EU officials said earlier that the purpose of Monday's talks was not so much to resolve specific trade issues but to get a political level accord to give them a fresh push.

The European Union and India began FTA talks in 2007, just before the global financial crisis crippled the economy, with Brussels keen for a deal then with one of the fastest growing economies in the world.

The EU is negotiating a series of FTAs -- it began talks in Brussels with Japan on Monday -- in the hope trade can provide the growth and jobs needed to get Europe's economy out of the doldrums.

In a late March update, the European Commission said of the talks with India that "substantive progress" had been made and that the "contours of a deal (were) emerging.

"Now both sides need to go the extra mile to put the package together," it said.
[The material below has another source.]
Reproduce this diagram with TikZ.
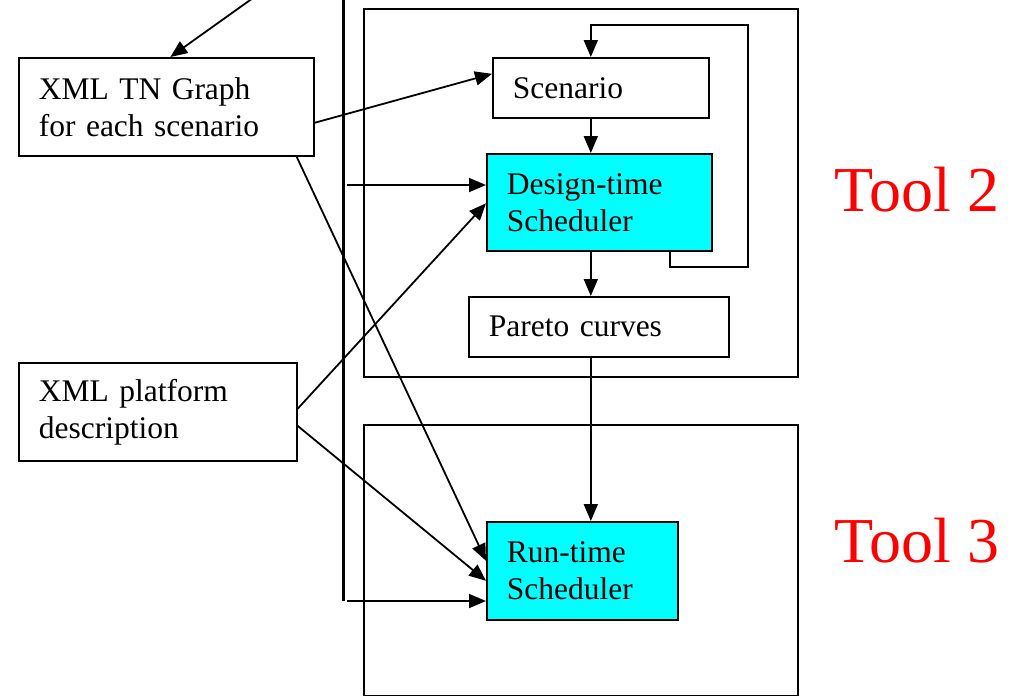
\documentclass[tikz,border=0pt]{standalone}
\usepackage{fontspec}
\setmainfont{Liberation Serif}
\usetikzlibrary{calc,arrows.meta}
\definecolor{schedcyan}{HTML}{00FFFF}
\definecolor{toolred}{HTML}{FF0000}
\begin{document}
\begin{tikzpicture}[x=1pt,y=-1pt,
  box/.style={draw,line width=1.6pt,rectangle,anchor=north west,
    inner xsep=20pt,inner ysep=0pt,align=left,
    font=\fontsize{31.5}{37}\selectfont},
  sched/.style={box,fill=schedcyan},
  frame/.style={draw,line width=1.6pt},
  conn/.style={line width=1.8pt,-{Triangle[length=17pt,width=14pt]}},
  bus/.style={line width=3pt},
  toollabel/.style={text=toolred,font=\fontsize{64}{70}\selectfont,inner sep=0pt}]
\useasboundingbox (0,0) rectangle (1011,697);

% tool frames
\draw[frame] (364,9) rectangle (798,377);
\draw[frame] (364,425) rectangle (798,695.5);
\node[toollabel] (t2) at (917,190) {Tool 2};
\node[toollabel] (t3) at (917,541) {Tool 3};

% input descriptions
\node[box,text width=255pt,minimum height=98pt] (tn) at (18,57)
  {XML TN Graph\\for each scenario};
\node[box,text width=238pt,minimum height=98pt] (plat) at (18,362)
  {XML platform\\description};

% tool 2 contents
\node[box,text width=176pt,minimum height=60pt] (sc) at (492,57)
  {\raisebox{-2pt}{Scenario}};
\node[sched,text width=185pt,minimum height=97pt] (ds) at (486,153)
  {Design-time\\Scheduler};
\node[box,text width=220pt,minimum height=60pt] (pc) at (468,296)
  {\raisebox{-2pt}{Pareto curves}};

% tool 3 contents
\node[sched,text width=151pt,minimum height=98pt] (rs) at (486,521)
  {Run-time\\Scheduler};

% incoming arrow from above
\coordinate (src) at (253,-2);
\draw[conn] (src) -- ($(tn.north)+(4,0)$);

% vertical bus
\coordinate (bustop) at (343,0);
\coordinate (busbot) at (343,601);
\draw[bus] (bustop) -- (busbot);
\coordinate (busA) at (347,185);
\coordinate (busB) at (347,601);
\draw[conn] (busA) -- (busA -| ds.west);
\draw[conn] (busB) -- (busB -| rs.west);

% flow inside tool 2
\coordinate (colA) at ($(sc.south)+(-10,0)$);
\draw[conn] (colA) -- (colA |- ds.north);
\coordinate (colB) at ($(ds.south)+(-8.5,0)$);
\draw[conn] (colB) -- (colB |- pc.north);
\coordinate (colC) at ($(pc.south)+(-8,0)$);
\draw[conn] (colC) -- (colC |- rs.north);

% iteration loop over scenarios
\coordinate (loopA) at ($(ds.south east)+(-43,0)$);
\draw[conn] (loopA) -- ++(0,15) -| (748,25) -| (colA |- sc.north);

% graph and platform inputs
\draw[conn] ($(tn.east)+(0,16)$) -- ($(sc.west)+(0,-14)$);
\draw[conn] ($(tn.south east)+(-18,0)$) -- ($(rs.west)+(0,-10)$);
\draw[conn] ($(plat.east)+(0,-3)$) -- ($(ds.west)+(0,1)$);
\draw[conn] ($(plat.east)+(0,14)$) -- ($(rs.west)+(0,10)$);
\end{tikzpicture}
\end{document}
Stumbling blocks include foreign access to India's automobile, alcoholic beverages and insurance markets, while New Delhi is also fiercely protective of its giant pharmaceuticals industry.

Some Indian companies have grown into major players by making "generic" versions of key drug treatments first developed abroad and which are no longer under patent. It is praised by medical aid groups for providing cheaper drugs for people who are HIV positive.

Earlier this month, India's Supreme Court rejected a seven-year bid by Swiss drug giant Novartis to gain patent protection for a leukaemia treatment in a ruling activists said would ensure the country remains "the pharmacy of the world."

India is meanwhile pressing for access to the vast EU services sector given the development of its own very large computing services industry.